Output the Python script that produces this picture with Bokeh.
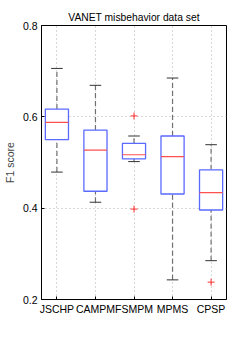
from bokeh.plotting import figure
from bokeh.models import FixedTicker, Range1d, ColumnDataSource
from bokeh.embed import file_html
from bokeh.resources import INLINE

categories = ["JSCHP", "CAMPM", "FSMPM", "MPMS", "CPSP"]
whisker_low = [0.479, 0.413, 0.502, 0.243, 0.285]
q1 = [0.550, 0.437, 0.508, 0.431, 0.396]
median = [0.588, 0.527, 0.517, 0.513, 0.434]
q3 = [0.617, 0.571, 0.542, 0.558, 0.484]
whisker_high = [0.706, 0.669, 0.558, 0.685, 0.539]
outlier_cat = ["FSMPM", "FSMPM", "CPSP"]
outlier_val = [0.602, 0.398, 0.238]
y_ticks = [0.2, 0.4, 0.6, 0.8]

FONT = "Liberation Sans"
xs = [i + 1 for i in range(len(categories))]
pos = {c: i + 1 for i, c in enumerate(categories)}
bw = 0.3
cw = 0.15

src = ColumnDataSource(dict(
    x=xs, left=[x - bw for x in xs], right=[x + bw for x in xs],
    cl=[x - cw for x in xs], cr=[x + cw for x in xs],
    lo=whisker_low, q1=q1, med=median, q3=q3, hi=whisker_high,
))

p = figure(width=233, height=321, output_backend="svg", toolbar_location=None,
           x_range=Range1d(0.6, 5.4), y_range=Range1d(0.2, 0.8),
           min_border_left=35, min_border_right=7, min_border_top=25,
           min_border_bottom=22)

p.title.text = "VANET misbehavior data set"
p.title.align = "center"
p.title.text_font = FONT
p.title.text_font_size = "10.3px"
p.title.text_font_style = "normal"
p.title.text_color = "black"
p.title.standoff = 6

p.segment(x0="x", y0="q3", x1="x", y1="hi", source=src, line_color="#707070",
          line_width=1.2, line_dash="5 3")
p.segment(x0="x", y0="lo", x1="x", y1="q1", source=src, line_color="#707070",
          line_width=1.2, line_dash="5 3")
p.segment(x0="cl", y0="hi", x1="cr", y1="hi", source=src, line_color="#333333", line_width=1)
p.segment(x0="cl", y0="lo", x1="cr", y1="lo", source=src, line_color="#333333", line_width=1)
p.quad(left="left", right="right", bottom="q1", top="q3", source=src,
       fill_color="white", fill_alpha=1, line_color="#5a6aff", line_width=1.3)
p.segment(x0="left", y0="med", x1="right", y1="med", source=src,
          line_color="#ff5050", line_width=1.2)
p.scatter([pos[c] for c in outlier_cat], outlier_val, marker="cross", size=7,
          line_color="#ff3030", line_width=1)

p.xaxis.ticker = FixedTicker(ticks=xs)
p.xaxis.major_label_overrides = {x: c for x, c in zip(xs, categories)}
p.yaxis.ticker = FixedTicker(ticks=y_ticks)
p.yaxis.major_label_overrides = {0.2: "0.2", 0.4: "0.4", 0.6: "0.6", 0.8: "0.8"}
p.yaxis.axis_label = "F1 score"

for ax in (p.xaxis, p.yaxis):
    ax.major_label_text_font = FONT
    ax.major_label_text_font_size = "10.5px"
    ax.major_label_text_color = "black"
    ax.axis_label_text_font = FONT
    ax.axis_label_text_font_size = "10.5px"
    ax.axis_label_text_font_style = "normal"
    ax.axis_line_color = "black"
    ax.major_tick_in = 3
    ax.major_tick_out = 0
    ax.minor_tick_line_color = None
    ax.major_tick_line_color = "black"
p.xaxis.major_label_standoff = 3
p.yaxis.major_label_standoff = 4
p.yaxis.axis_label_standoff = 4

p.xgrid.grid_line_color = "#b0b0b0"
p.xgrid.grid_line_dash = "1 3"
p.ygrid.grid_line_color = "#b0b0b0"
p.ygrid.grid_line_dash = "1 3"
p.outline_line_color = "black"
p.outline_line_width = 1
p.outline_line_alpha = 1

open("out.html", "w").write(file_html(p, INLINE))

# Exercise instructions:
Output exactly the span of lines from the top of the listing through the line holding "from bokeh.resources import INLINE", and leave every picture out.

# Solution to the problem:
Output the Python script that produces this picture with Bokeh.
from bokeh.plotting import figure
from bokeh.models import FixedTicker, Range1d, ColumnDataSource
from bokeh.embed import file_html
from bokeh.resources import INLINE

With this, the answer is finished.